Thordis Niela Simonsen talks of a writer and painter's tangible and dream-like journeys
Thordis Niela Simonsen is a modern renaissance woman: a teacher, photographer, writer, painter and creative guide. In her latest work, "Building on Memory," Simonsen takes a performance approach to sharing and interpreting her book Dances in Two Worlds: A Writer-Artist's Backstory. This Saturday and Sunday, November 10 and 11, Simonsen will present the live piece -- part discussion, part conversation, part exhibition -- at the Denver Woman's Press Club.
In advance of these performances, Simonsen talked with Westword about her second home in Greece, the ancient structure she bought in a village and spent decades restoring, and the writing workshops she hosts on the other side of the world.
Westword: Can you talk a little bit about what audiences can expect from your upcoming performance, "Building on Memory," that you'll be presenting this weekend?
#133, oil pastel, Thordis Neila Simonsen.
Thordis Neila Simonsen:l, Well, let me read you something that I was writing this morning, as it may be a good launching point:
"Building On Memory is an adventure story; it's about living life by stepping out into the world and exploring it. That world encompasses the physical reality -- whether in backyards or local byways or those farther afield. For me, Greece is an example. That world includes one's inner landscapes as well -- those realms we enter in our dreams and those situations we enter into by trusting our intuition. For me, purchasing a house in Greece and restoring it by hand, when it was the most outrageous thing a person could do. That experience, more than any other, accounts for the dream-like reality of my life; restoring the walls and roofing the house (which I had to pay someone else to do) has opened up many windows of understanding for me.

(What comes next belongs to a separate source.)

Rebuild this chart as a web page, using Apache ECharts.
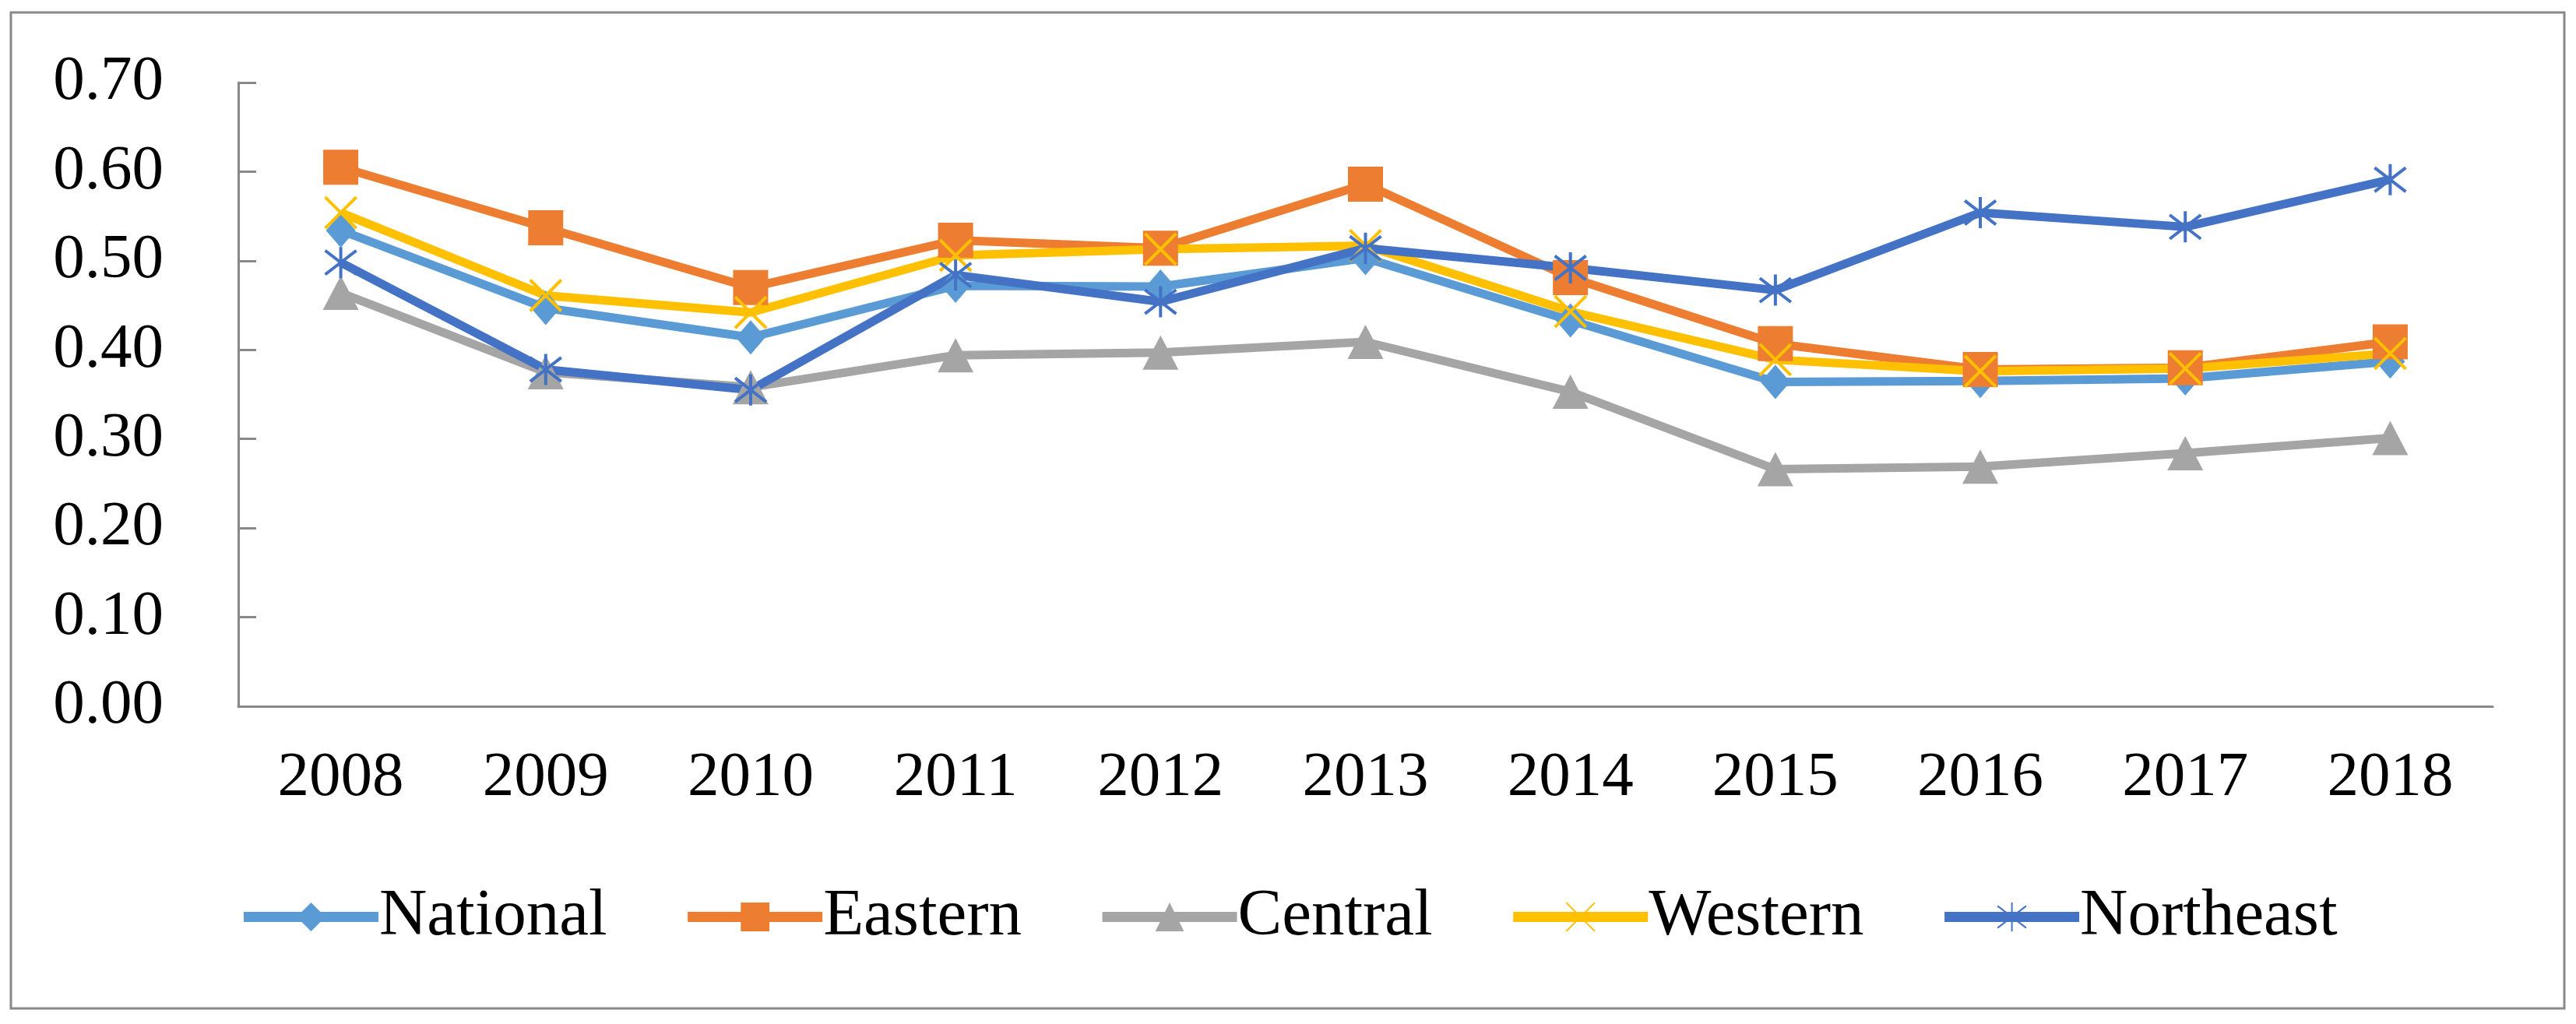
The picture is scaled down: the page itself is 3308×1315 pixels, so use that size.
<!DOCTYPE html>
<html>
<head>
<meta charset="utf-8">
<script src="https://cdn.jsdelivr.net/npm/echarts@6/dist/echarts.min.js"></script>
<style>
html,body{margin:0;padding:0;background:#fff;}
#main{width:3308px;height:1315px;}
</style>
</head>
<body>
<div id="main"></div>
<script>
const years = ['2008','2009','2010','2011','2012','2013','2014','2015','2016','2017','2018'];
const national  = [0.534,0.447,0.414,0.472,0.471,0.503,0.433,0.364,0.365,0.368,0.387];
const eastern   = [0.605,0.537,0.470,0.523,0.514,0.586,0.481,0.407,0.378,0.380,0.409];
const central   = [0.464,0.375,0.358,0.394,0.397,0.409,0.353,0.266,0.269,0.284,0.301];
const western   = [0.554,0.461,0.442,0.506,0.513,0.517,0.443,0.389,0.376,0.379,0.396];
const northeast = [0.498,0.378,0.355,0.484,0.454,0.514,0.492,0.467,0.554,0.538,0.591];
const seriesNames = ['National','Eastern','Central','Western','Northeast'];

const FONT = '"Liberation Serif","Times New Roman",serif';
const chart = echarts.init(document.getElementById('main'));

function mk(name, data, color, symbol, size, extra) {
  const s = {
    name: name, type: 'line', data: data,
    symbol: symbol, symbolSize: size,
    lineStyle: {color: color, width: 11},
    itemStyle: {color: color},
    emphasis: {disabled: true},
    animation: false
  };
  if (extra) Object.assign(s.itemStyle, extra);
  return s;
}

const X_PATH = 'path://M0 0 L10 10 M10 0 L0 10';
const STAR_PATH = 'path://M0 0 L10 10 M10 0 L0 10 M5 -1.5 L5 11.5';

chart.setOption({
  backgroundColor: '#fff',
  animation: false,
  graphic: [{
    type: 'rect', shape: {x: 14, y: 16, width: 3279, height: 1279},
    style: {fill: 'none', stroke: '#898989', lineWidth: 3}, silent: true
  }],
  grid: {left: 306, right: 107, top: 106, bottom: 408},
  legend: {
    bottom: 90, left: 'center',
    itemWidth: 173, itemHeight: 46, itemGap: 97,
    lineStyle: {width: 13},
    textStyle: {fontFamily: FONT, fontSize: 85, color: '#000', padding: [0,0,0,-4]},
    data: seriesNames
  },
  xAxis: {
    type: 'category', data: years, boundaryGap: true,
    axisLine: {lineStyle: {color: '#898989', width: 3}},
    axisTick: {inside: true, length: 22, lineStyle: {color: '#898989', width: 3}},
    axisLabel: {fontFamily: FONT, fontSize: 81, color: '#000', margin: 52}
  },
  yAxis: {
    type: 'value', min: 0, max: 0.7, interval: 0.1,
    splitLine: {show: false},
    axisLine: {show: true, lineStyle: {color: '#898989', width: 3}},
    axisTick: {show: true, inside: true, length: 23, lineStyle: {color: '#898989', width: 3}},
    axisLabel: {fontFamily: FONT, fontSize: 81, color: '#000', margin: 96,
      formatter: v => v.toFixed(2)}
  },
  series: [
    mk('National', national, '#5B9BD5', 'diamond', [38, 44]),
    mk('Eastern', eastern, '#ED7D31', 'rect', 45),
    mk('Central', central, '#A5A5A5', 'triangle', [46, 44]),
    mk('Western', western, '#FFC000', X_PATH, 40, {color: 'none', borderColor: '#FFC000', borderWidth: 4}),
    mk('Northeast', northeast, '#4472C4', STAR_PATH, 40, {color: 'none', borderColor: '#4472C4', borderWidth: 4})
  ]
});
</script>
</body>
</html>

"The other great source of insight and adventure for me has been the world of creative self-expression -- originally photography, and now writing and painting."
This last year, I read a quote -- unfortunately, it is anonymous to me. It was on the back cover of a book called Flaubert's Parrot by Julian Barnes and it just so captures what it feels like has been happening to me -- this interaction between my life in the world and my life in creativity. My visual images and my word images are exemplified in this quote -- "The ways in which art mirrors life, and then turns around to shape it."
This is what I am so totally fascinated by. I restored a house in Greece, stone by stone, and in the process of that, I started painting. I made paintings that are based in Greece -- I was here (in Denver) but they just intuitively fell onto the paper. A painting of my house, for example. Long after I made it, I see that it expresses something that I put down in words. It was something that someone told me: a woman, Krisula, in the village (of Elika in Greece) who was born in my house (told me) her mother set stones on the earthen floor of the kitchen where she labored and delivered (her.)
I had no idea she was born in my house -- it was standing there, roofless, for years. I said, how do you feel about me restoring the house? And she said -- and this is part of the program -- "Oh, I tell people, an American girl bought it, and she fixes it by herself. She give life to the house again. It will give light."
In this painting, the last thing I did was to put yellow in the doorway. I looked at it a long time later and thought, I put light in the house. This was what she was talking about. That makes me think about why I do this, and what do we mean by light? What's the light in my life? How is this house a metaphor for my movement toward light in my life?